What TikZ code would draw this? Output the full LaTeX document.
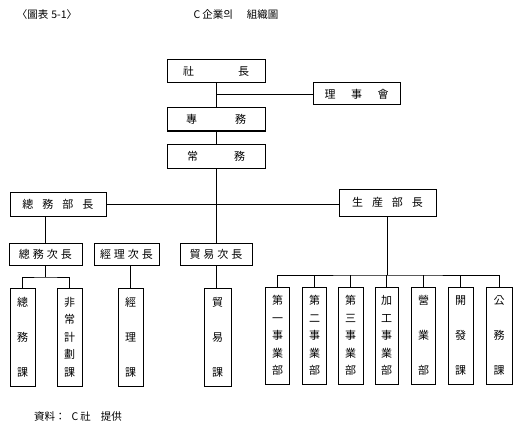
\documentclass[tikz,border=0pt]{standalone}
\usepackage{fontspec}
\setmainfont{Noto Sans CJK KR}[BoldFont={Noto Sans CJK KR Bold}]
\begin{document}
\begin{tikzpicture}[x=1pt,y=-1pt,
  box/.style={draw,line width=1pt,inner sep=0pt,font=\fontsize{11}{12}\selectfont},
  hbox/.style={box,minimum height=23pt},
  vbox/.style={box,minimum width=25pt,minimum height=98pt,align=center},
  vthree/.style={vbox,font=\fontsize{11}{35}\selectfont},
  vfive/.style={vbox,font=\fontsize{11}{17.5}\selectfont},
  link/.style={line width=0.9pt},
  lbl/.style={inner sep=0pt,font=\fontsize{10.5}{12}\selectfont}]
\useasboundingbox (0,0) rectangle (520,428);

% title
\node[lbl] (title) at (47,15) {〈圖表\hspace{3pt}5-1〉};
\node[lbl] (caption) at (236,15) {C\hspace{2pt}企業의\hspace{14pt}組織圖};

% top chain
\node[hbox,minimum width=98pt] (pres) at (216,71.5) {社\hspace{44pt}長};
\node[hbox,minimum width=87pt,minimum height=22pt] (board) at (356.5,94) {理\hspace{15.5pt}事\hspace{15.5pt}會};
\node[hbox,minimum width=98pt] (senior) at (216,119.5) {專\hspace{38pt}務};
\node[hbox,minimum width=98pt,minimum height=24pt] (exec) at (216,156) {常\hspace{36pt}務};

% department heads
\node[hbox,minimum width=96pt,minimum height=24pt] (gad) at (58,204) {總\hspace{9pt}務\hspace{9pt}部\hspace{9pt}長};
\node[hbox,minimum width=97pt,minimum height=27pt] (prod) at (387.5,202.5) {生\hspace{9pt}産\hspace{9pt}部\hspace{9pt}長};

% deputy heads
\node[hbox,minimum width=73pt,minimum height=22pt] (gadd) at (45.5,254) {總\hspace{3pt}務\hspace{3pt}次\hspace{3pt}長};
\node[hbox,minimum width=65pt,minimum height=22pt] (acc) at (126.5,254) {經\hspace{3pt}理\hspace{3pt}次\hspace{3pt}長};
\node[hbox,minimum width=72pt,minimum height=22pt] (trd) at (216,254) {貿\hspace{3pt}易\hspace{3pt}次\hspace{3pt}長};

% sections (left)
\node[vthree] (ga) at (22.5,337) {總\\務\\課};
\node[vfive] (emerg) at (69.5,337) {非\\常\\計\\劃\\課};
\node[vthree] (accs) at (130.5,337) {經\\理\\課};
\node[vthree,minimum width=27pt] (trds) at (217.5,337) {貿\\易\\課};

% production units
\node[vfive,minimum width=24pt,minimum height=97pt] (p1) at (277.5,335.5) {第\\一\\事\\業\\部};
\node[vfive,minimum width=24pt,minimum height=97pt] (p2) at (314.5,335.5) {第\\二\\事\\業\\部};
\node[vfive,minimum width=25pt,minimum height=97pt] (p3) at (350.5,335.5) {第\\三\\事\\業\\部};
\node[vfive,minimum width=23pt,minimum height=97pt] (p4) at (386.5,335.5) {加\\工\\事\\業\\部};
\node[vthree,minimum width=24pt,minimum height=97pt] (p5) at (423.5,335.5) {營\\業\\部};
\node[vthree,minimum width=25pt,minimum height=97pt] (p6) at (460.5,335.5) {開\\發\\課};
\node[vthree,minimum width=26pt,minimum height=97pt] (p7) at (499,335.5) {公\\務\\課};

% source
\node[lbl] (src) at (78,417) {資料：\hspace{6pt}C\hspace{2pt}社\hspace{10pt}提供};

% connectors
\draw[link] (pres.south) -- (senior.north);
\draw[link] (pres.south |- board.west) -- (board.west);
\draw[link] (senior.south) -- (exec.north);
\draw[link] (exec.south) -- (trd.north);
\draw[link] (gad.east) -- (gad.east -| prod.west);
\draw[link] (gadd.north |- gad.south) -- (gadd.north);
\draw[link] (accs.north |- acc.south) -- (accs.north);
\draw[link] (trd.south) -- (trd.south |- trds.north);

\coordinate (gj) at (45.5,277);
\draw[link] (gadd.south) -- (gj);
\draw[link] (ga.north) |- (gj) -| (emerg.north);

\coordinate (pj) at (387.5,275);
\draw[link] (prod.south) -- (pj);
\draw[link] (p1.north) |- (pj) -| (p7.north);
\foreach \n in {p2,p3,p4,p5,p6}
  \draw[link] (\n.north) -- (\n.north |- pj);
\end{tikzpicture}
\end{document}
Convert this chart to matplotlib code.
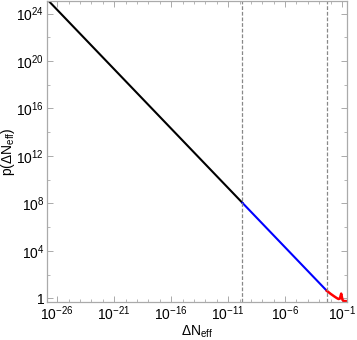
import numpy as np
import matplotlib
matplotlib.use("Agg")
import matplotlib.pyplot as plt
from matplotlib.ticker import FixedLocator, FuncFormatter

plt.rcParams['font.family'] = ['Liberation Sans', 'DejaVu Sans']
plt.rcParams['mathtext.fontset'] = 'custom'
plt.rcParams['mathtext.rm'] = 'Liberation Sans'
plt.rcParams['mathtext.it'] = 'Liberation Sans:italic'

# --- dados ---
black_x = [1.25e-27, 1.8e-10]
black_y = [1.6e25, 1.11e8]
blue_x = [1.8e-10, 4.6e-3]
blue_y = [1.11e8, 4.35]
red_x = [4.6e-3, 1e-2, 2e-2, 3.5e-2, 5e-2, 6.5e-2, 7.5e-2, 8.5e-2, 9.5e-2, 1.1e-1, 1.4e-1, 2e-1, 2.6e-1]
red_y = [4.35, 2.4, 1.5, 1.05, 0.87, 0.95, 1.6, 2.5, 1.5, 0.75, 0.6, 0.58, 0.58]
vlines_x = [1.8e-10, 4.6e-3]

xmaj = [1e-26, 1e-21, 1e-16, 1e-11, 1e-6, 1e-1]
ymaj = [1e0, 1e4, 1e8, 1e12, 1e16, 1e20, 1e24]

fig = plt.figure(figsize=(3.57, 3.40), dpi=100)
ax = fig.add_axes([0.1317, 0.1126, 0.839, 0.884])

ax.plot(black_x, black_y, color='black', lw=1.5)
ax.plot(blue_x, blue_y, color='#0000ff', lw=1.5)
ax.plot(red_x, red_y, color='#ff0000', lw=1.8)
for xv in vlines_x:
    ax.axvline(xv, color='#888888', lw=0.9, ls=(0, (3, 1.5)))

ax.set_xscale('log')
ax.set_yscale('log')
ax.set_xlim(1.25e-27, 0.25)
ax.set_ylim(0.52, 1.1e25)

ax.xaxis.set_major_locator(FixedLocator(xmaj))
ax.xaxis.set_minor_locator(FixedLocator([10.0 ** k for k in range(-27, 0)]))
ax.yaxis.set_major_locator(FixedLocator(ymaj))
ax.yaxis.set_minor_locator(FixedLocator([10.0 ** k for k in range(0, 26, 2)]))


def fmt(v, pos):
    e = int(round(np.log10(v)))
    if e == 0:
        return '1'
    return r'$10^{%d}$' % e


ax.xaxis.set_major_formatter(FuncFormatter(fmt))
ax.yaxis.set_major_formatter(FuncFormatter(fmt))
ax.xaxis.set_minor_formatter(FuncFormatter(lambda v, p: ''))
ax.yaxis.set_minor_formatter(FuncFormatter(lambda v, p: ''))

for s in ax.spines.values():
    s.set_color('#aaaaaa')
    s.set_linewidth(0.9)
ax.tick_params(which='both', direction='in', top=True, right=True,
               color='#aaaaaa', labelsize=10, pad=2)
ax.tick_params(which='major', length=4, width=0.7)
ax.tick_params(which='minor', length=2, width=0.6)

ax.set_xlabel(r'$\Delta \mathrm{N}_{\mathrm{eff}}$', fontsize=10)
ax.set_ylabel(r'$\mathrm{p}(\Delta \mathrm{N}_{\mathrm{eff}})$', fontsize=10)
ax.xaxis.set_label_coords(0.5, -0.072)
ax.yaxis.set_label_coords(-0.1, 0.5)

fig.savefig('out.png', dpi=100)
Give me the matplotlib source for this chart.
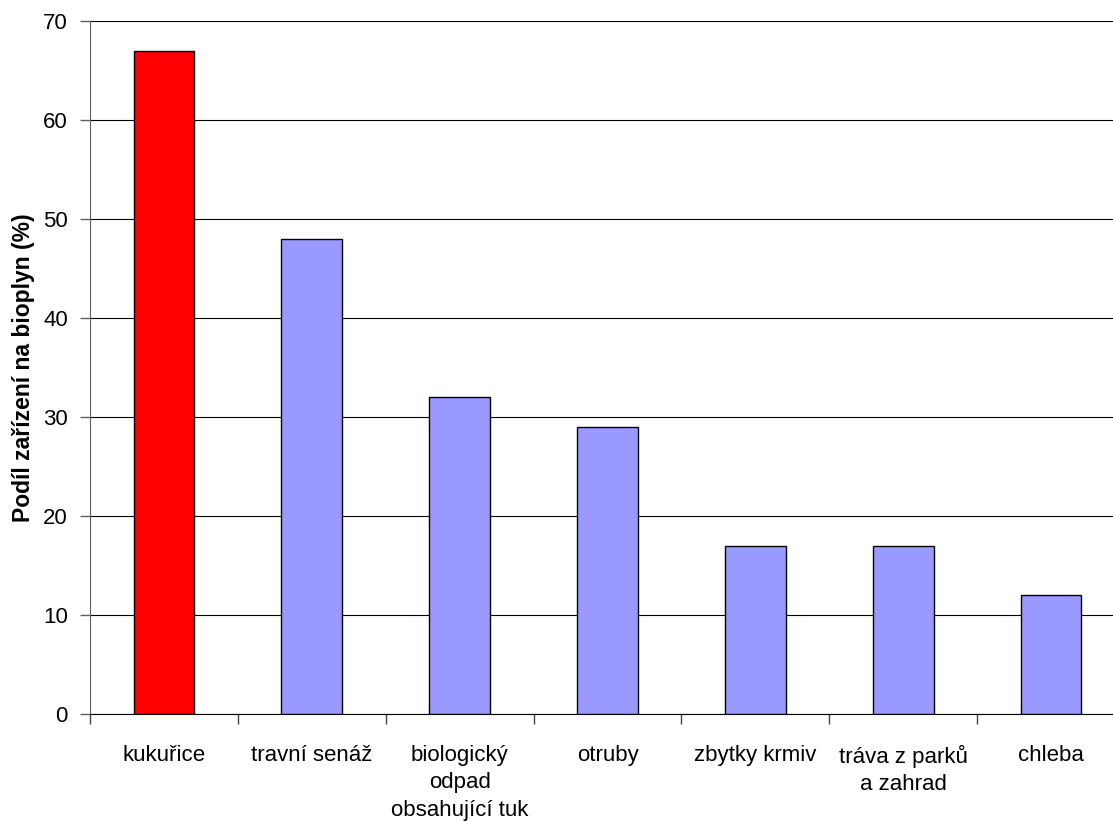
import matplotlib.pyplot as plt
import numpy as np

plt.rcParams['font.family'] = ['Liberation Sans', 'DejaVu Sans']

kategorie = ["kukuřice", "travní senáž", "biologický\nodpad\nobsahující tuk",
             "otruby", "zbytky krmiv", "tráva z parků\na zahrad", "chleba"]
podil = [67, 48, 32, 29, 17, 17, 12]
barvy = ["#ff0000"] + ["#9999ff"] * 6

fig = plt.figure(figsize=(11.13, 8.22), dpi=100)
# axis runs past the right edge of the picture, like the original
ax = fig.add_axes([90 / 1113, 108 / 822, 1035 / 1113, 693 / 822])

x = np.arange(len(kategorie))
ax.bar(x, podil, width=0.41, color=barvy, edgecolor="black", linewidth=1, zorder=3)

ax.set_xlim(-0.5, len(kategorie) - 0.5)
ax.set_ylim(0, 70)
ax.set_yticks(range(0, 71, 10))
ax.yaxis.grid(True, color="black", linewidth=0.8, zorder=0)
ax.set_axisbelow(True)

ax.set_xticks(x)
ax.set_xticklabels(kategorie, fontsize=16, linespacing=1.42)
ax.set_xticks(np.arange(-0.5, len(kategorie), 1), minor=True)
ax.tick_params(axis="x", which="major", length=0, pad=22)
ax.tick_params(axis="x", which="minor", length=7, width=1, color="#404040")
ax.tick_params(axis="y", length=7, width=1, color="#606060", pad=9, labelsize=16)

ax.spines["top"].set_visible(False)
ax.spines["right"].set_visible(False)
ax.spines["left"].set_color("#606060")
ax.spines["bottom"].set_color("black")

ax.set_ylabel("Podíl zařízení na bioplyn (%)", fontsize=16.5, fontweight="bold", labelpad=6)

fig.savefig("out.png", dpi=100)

☆ ☆ ☆ ☆

What needs to be done:
Using the entries above, extract exactly the lines from the one that contains "Convert this chart to matplotlib code." through the one that contains "plt.rcParams['mathtext.it'] = 'Liberation". Do not carry over any pictures.

Exercise result:
Convert this chart to matplotlib code.
import numpy as np
import matplotlib
matplotlib.use("Agg")
import matplotlib.pyplot as plt
from matplotlib.ticker import FixedLocator, FuncFormatter

plt.rcParams['font.family'] = ['Liberation Sans', 'DejaVu Sans']
plt.rcParams['mathtext.fontset'] = 'custom'
plt.rcParams['mathtext.rm'] = 'Liberation Sans'
plt.rcParams['mathtext.it'] = 'Liberation Sans:italic'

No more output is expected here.